Source code of charts
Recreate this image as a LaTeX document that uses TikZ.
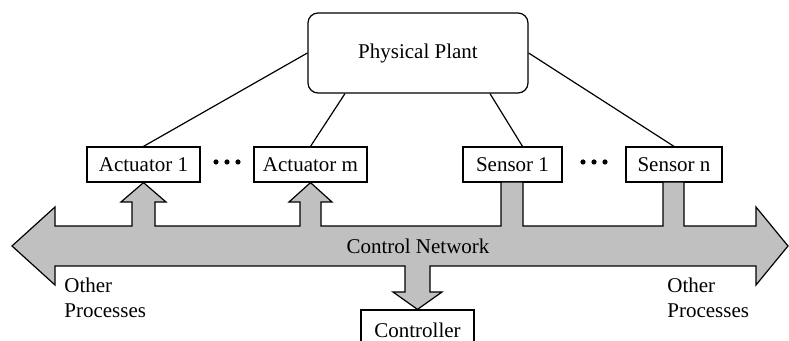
\documentclass[tikz,border=0pt]{standalone}
\usepackage{fontspec}
\setmainfont{Liberation Serif}
\usepackage{tikz}

\definecolor{busgray}{RGB}{192,192,192}

\tikzset{
  unit/.style={draw, fill=white, line width=0.6pt, inner sep=0pt,
    minimum height=17.5pt, font=\fontsize{10.5}{12.5}\selectfont},
  lbl/.style={inner sep=0pt, font=\fontsize{10.5}{12.5}\selectfont}
}

\begin{document}
\begin{tikzpicture}[x=0.5pt, y=-0.5pt]
\clip (0,0) rectangle (789,341);

% plant and the boxes round it
\node[unit, rounded corners=5pt, minimum width=110pt, minimum height=40pt] (plant) at (418,53) {Physical Plant};
\node[unit, minimum width=56.5pt] (act1) at (143.5,164.5) {Actuator 1};
\node[unit, minimum width=56.5pt] (actm) at (310.5,164.5) {Actuator m};
\node[unit, minimum width=49.5pt] (sen1) at (512.5,164.5) {Sensor 1};
\node[unit, minimum width=48pt]   (senn) at (674,164.5) {Sensor n};
\node[unit, minimum width=56.5pt, minimum height=20pt] (ctrl) at (417.5,330) {Controller};

\draw[line width=0.6pt] (plant.west) -- (act1.north);
\draw[line width=0.6pt] ([xshift=-36.5pt]plant.south) -- (actm.north);
\draw[line width=0.6pt] ([xshift=36pt]plant.south) -- ([xshift=5pt]sen1.north);
\draw[line width=0.6pt] (plant.east) -- (senn.north);

% dots between the boxes
\foreach \x in {216, 227, 238, 583, 594, 605} {
    \fill (\x,162) circle (1.3pt);
};

% The network bus with its branches
\draw[fill=busgray, line width=0.6pt, line join=miter]
  (12,246) -- (55,207) -- (55,226)
  -- (132,226) -- (132,202) -- (121,202) -- (act1.south) -- (166,202) -- (155,202) -- (155,226)
  -- (300,226) -- (300,202) -- (289,202) -- (actm.south) -- (332,202) -- (321,202) -- (321,226)
  -- (501,226) -- (501,182) -- (523,182) -- (523,226)
  -- (663,226) -- (663,182) -- (684,182) -- (684,226)
  -- (756,226) -- (756,207) -- (788,246) -- (756,285) -- (756,266)
  -- (430,266) -- (430,292) -- (442,292) -- (ctrl.north) -- (393,292) -- (405,292) -- (405,266)
  -- (55,266) -- (55,285) -- cycle;

\node[lbl] (net) at (418,246) {Control Network};
\node[lbl, anchor=west, align=left] (othl) at (64,297.5) {Other\\Processes};
\node[lbl, anchor=west, align=left] (othr) at (667,297.5) {Other\\Processes};
\end{tikzpicture}
\end{document}
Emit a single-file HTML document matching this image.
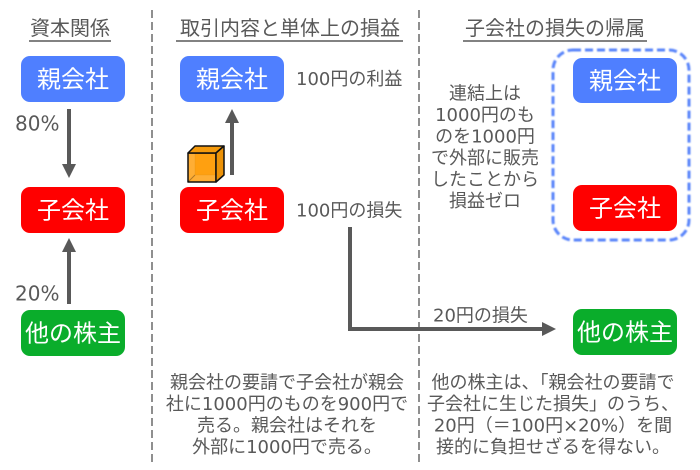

Aim of the task: Leave the pictures out, and restate exactly the lines from the start of the records through the one that contains "(0,0) rectangle (789,341);".

Written answer:
Recreate this image as a LaTeX document that uses TikZ.
\documentclass[tikz,border=0pt]{standalone}
\usepackage{fontspec}
\setmainfont{Liberation Serif}
\usepackage{tikz}

\definecolor{busgray}{RGB}{192,192,192}

\tikzset{
  unit/.style={draw, fill=white, line width=0.6pt, inner sep=0pt,
    minimum height=17.5pt, font=\fontsize{10.5}{12.5}\selectfont},
  lbl/.style={inner sep=0pt, font=\fontsize{10.5}{12.5}\selectfont}
}

\begin{document}
\begin{tikzpicture}[x=0.5pt, y=-0.5pt]
\clip (0,0) rectangle (789,341);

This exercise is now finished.